Objective =
Copy nothing but the lines below running from the line containing "Give me the" through the line containing "Chart.register(...registerables);", both end lines included.

>> begin Data

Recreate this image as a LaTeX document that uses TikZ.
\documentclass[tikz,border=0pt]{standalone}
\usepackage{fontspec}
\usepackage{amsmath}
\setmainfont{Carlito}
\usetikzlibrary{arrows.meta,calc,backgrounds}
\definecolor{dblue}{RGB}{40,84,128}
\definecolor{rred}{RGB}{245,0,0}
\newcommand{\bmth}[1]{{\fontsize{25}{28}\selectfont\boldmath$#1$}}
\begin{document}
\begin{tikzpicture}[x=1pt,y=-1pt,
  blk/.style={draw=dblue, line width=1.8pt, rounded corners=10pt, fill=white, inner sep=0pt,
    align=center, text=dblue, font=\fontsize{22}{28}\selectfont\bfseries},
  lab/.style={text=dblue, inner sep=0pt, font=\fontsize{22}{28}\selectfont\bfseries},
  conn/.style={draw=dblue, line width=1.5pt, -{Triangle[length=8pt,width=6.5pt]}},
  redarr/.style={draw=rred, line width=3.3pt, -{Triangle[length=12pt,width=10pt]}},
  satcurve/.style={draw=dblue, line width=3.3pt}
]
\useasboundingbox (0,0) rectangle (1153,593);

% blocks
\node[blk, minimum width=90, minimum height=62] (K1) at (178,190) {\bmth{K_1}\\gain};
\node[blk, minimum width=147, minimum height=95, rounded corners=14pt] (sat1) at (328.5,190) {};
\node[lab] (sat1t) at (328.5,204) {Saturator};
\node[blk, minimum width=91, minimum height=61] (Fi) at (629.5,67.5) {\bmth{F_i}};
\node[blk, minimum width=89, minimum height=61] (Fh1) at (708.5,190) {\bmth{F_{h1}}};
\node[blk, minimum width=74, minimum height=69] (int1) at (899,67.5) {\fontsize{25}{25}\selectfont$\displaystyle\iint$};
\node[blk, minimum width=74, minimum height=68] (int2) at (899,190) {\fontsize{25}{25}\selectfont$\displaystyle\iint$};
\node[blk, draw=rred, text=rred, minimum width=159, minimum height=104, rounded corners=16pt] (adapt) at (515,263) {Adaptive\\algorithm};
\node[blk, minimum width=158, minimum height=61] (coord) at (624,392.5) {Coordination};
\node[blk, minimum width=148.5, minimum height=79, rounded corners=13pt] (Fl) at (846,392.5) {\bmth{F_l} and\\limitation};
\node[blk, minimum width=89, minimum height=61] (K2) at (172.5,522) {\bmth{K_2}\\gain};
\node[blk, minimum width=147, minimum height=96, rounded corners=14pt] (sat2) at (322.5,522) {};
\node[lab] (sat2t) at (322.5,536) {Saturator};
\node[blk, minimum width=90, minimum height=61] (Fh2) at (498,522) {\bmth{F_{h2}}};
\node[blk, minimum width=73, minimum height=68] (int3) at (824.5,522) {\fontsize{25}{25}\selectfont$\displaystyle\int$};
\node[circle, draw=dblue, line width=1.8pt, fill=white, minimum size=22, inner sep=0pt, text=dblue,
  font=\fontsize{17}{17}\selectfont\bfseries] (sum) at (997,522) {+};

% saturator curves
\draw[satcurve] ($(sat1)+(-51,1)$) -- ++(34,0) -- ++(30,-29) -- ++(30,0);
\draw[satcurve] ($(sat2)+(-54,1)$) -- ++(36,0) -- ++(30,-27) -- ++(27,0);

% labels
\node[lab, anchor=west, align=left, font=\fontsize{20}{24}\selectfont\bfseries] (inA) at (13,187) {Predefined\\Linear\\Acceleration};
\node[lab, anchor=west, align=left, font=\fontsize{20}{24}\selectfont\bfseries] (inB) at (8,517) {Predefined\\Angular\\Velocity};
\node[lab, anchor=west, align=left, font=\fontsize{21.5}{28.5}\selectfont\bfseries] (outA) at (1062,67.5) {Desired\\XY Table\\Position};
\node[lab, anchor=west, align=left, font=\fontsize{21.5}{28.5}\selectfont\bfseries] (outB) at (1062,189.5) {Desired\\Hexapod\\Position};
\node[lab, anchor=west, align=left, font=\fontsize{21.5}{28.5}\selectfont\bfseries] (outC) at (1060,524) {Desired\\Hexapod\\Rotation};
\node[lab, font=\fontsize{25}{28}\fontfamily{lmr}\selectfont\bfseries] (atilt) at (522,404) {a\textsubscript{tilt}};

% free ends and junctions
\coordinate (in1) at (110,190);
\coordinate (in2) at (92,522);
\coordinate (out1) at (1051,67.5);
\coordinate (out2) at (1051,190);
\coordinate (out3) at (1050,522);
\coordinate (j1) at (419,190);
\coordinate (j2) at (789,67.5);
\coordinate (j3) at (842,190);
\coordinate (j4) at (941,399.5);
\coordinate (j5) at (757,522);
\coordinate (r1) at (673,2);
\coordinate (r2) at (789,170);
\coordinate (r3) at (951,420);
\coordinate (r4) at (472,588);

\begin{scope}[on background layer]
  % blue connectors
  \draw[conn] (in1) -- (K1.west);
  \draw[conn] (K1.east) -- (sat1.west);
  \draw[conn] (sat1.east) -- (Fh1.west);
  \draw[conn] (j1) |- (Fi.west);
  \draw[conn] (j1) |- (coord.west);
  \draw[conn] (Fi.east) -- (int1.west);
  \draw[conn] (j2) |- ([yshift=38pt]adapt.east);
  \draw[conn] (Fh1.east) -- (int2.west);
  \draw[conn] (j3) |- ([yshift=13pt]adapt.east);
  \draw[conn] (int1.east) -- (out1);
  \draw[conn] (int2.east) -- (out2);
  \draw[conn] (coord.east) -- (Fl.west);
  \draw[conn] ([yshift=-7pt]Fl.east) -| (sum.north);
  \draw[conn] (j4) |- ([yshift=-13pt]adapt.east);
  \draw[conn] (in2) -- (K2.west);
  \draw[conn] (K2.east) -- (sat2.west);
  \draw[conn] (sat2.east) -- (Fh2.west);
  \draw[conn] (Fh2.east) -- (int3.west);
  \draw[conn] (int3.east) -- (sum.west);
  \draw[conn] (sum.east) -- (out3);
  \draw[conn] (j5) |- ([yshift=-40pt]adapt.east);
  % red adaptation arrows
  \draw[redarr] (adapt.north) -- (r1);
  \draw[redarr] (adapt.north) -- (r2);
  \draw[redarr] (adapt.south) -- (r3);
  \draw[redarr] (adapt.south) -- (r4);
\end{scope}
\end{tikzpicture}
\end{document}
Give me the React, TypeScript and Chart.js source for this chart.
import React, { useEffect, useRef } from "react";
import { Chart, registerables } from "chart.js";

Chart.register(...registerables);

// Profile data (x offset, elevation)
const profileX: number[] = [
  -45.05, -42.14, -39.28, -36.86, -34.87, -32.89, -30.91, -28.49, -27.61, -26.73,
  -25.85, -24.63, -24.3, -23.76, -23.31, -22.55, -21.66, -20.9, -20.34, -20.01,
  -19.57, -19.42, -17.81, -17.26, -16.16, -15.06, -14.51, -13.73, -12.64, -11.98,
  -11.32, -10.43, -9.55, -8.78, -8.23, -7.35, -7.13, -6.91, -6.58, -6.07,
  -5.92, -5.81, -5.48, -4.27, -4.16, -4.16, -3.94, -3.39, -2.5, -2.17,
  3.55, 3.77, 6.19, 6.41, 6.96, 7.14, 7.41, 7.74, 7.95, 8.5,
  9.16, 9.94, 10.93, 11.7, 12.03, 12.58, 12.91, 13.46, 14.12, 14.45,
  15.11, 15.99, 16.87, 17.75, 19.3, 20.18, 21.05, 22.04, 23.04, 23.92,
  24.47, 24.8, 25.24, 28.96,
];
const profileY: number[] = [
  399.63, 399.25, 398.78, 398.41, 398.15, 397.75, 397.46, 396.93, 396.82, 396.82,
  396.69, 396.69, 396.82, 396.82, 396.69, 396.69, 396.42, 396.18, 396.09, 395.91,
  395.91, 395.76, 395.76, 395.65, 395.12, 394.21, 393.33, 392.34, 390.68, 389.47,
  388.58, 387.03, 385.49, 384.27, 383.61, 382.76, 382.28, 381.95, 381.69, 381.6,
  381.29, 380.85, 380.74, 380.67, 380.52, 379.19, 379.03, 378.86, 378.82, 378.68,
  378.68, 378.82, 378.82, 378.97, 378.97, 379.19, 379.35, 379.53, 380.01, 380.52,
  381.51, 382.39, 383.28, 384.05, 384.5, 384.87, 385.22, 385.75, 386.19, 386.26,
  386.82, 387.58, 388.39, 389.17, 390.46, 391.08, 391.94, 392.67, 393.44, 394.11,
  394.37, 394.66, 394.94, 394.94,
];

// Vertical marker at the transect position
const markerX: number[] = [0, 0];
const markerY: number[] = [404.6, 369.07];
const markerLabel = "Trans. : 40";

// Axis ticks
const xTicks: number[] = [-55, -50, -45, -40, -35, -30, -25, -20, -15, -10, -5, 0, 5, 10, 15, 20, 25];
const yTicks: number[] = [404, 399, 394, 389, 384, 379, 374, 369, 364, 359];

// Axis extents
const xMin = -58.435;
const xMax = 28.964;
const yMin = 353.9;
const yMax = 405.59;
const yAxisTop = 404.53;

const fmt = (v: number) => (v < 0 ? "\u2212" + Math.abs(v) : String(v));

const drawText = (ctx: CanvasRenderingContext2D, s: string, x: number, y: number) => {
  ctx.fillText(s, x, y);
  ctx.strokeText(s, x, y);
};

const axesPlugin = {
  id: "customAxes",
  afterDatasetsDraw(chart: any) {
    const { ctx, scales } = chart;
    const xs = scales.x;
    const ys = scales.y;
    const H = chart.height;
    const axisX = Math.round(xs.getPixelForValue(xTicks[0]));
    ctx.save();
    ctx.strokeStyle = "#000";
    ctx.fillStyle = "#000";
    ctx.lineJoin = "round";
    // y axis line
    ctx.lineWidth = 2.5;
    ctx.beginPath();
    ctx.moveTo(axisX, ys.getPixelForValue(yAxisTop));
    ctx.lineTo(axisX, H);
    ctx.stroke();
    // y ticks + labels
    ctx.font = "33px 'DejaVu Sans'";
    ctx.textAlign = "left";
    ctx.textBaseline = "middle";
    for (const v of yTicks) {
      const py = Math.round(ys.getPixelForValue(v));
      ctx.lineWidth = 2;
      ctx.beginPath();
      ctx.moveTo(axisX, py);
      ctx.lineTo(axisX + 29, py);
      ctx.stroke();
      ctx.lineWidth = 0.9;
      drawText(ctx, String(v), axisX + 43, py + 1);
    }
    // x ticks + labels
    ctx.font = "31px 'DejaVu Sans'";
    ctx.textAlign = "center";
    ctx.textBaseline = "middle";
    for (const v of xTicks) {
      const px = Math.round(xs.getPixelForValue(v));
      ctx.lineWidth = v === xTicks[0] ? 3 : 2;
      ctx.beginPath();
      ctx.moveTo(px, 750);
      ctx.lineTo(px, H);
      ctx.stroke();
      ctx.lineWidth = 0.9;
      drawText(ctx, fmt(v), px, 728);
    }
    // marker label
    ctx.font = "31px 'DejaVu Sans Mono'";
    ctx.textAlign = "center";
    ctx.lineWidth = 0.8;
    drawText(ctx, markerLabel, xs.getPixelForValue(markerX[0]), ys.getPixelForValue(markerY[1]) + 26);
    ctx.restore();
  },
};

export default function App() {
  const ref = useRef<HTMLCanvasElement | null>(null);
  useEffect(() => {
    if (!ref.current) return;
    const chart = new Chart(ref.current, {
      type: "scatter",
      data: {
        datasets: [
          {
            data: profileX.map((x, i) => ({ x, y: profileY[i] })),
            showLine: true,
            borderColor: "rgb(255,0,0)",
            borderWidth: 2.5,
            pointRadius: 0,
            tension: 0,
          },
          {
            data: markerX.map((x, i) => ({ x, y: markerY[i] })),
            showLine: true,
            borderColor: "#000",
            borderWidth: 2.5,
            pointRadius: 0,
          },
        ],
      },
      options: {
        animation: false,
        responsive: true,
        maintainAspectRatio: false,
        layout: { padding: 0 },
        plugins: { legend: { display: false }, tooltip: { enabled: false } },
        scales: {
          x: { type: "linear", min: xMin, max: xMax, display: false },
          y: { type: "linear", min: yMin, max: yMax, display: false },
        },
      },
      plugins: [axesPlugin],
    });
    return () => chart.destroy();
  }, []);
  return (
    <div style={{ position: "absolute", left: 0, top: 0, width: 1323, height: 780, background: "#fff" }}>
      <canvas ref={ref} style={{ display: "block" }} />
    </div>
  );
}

>> end Data

Task answer =
Give me the React, TypeScript and Chart.js source for this chart.
import React, { useEffect, useRef } from "react";
import { Chart, registerables } from "chart.js";

Chart.register(...registerables);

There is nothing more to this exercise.